AuthorEditorial Team
Published
March 9, 2026/04:30 PM
Section
City
Milwaukee Vision Zero leaders release updated crash data as city targets fewer deaths and serious injuries
Source: Wikimedia Commons / Author: Chali Pittman (WORT News)

City officials highlight progress and ongoing risks on Milwaukee streets

Milwaukee leaders on Monday, March 9, presented updated traffic-safety figures under the city’s Vision Zero effort, a strategy adopted as city policy in 2022 with an end goal of eliminating traffic deaths and life-changing injuries by the end of 2037. The initiative centers on a “safe systems” approach that combines street design, education, enforcement, emergency response, and data-driven project selection.

The city’s Vision Zero action-plan materials describe 2024 as one of the deadliest recent years: 68 people were killed and more than 2,000 were injured in traffic crashes in Milwaukee. The plan also identifies speeding as a major factor, noting a long-term rise in fatal crashes involving speeding since the early 2000s. These figures frame the political and operational urgency behind street redesigns and enforcement campaigns.

What the city says is changing: targeted corridors, measurable outcomes, and faster coordination

Milwaukee’s strategy prioritizes a “High Injury Network,” the set of streets where severe crashes are most concentrated. City planning documents state that a small share of streets accounts for a majority of deaths and serious injuries, guiding where public dollars are intended to have the greatest impact.

  • Infrastructure focus: projects are designed to reduce speeding and conflict points through traffic-calming elements and safer crossings.

  • Data focus: city crash and injury information is presented through a public-facing dashboard built from police-reported injury crashes, with an acknowledged reporting lag.

  • Multi-agency focus: the action-plan framework assigns roles to public works, police, health, fire/EMS, and legal and court partners to address prevention and post-crash response.

City materials also point to location-specific gains tied to completed projects. Vision Zero advocates have publicly described reductions in severe, life-changing injury crashes on streets that received improvements, emphasizing the importance of evaluating outcomes corridor by corridor rather than only through citywide annual totals.

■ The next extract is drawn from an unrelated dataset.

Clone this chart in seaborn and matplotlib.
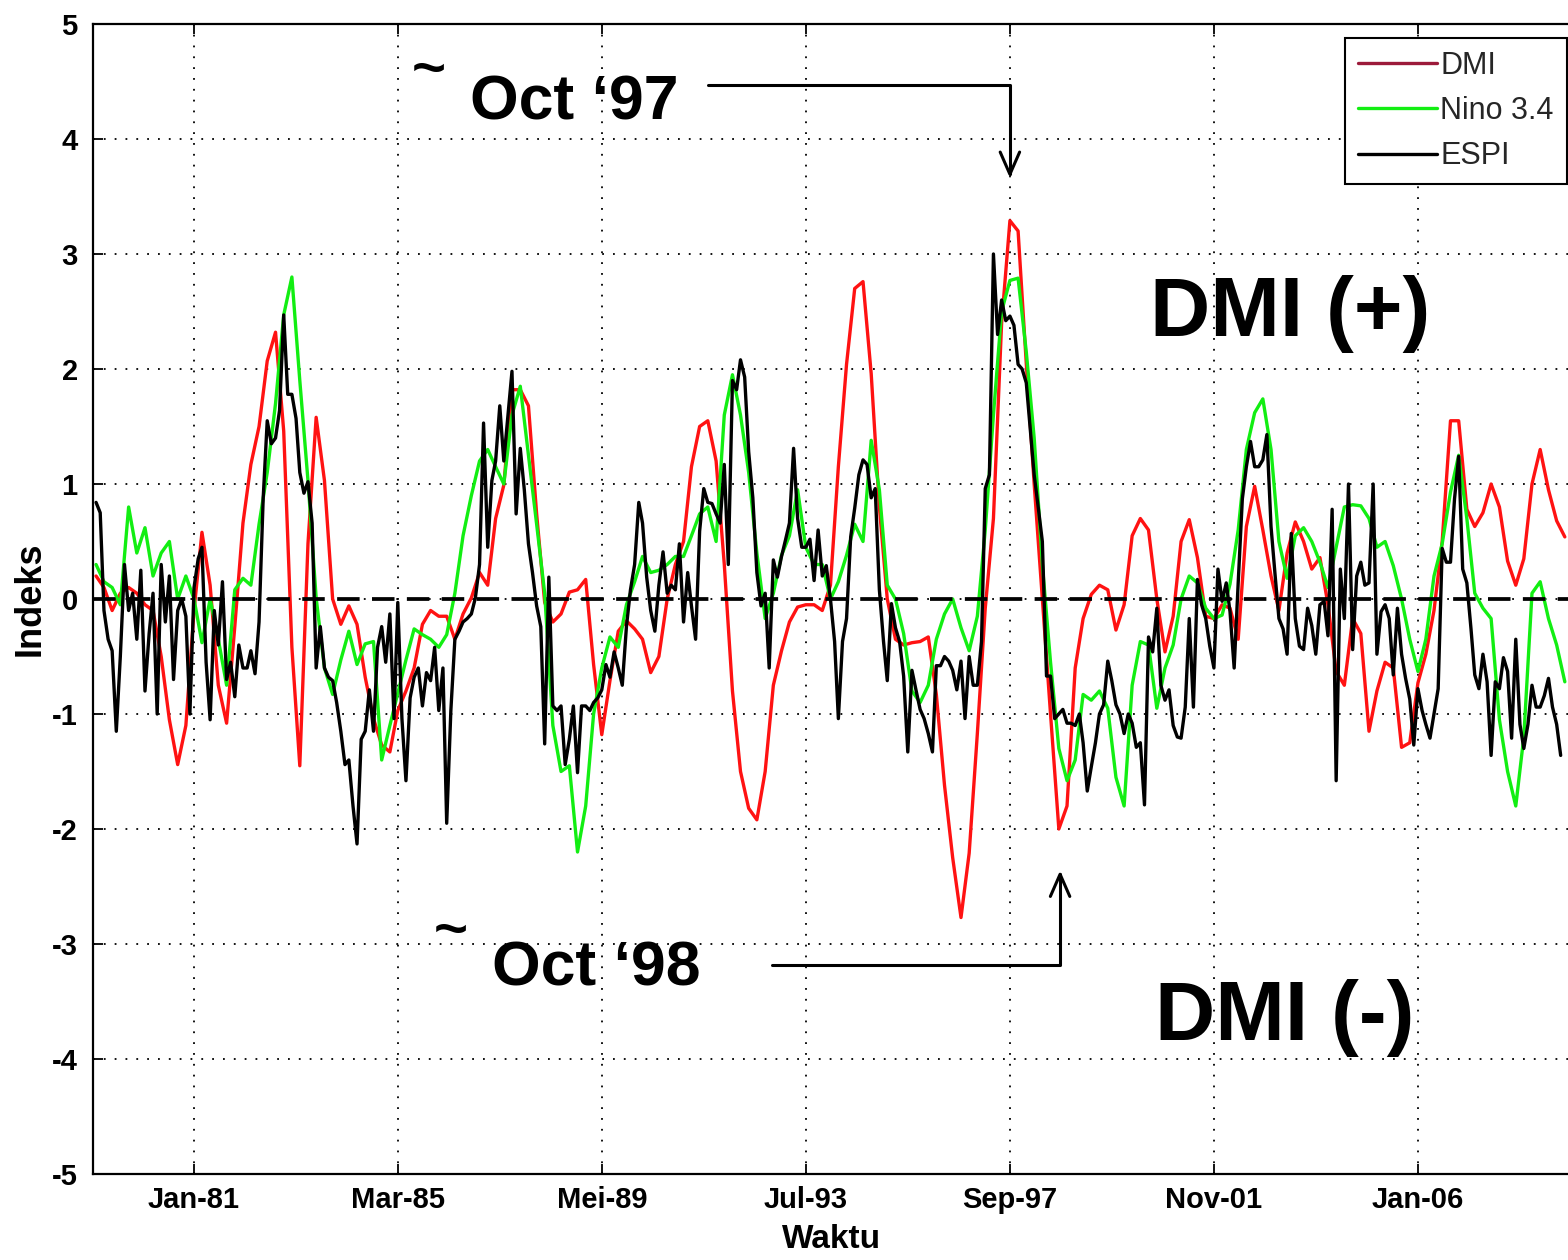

Funding and near-term buildout: federal grants and project delivery timelines

Milwaukee has continued to pursue outside funding for street-safety work. In January 2026, the city announced an $8 million federal Safe Streets and Roads for All implementation grant aimed at reducing speeding and improving safety on targeted corridors, including changes such as enhanced pedestrian crossings, transit-area improvements, and traffic-calming features, with attention to destinations like schools, parks, libraries, and health and childcare facilities.

How to interpret the new data: progress metrics versus year-to-year volatility

Vision Zero’s underlying premise is that deaths and severe injuries are preventable through system design, not solely by changing individual behavior. At the same time, annual fatality totals can swing based on a small number of catastrophic events, meaning officials and analysts often weigh multiple measures: deaths, serious injuries, speeding indicators, and before-and-after results on redesigned streets.

Milwaukee’s Vision Zero goal sets a long runway to 2037; the city’s short-term challenge is converting project-by-project improvements into sustained reductions in deaths and life-changing injuries citywide.

Officials said the latest update is intended to show where conditions are improving, where risk remains concentrated, and how engineering and enforcement efforts are being prioritized as Milwaukee continues building out its Vision Zero action plan.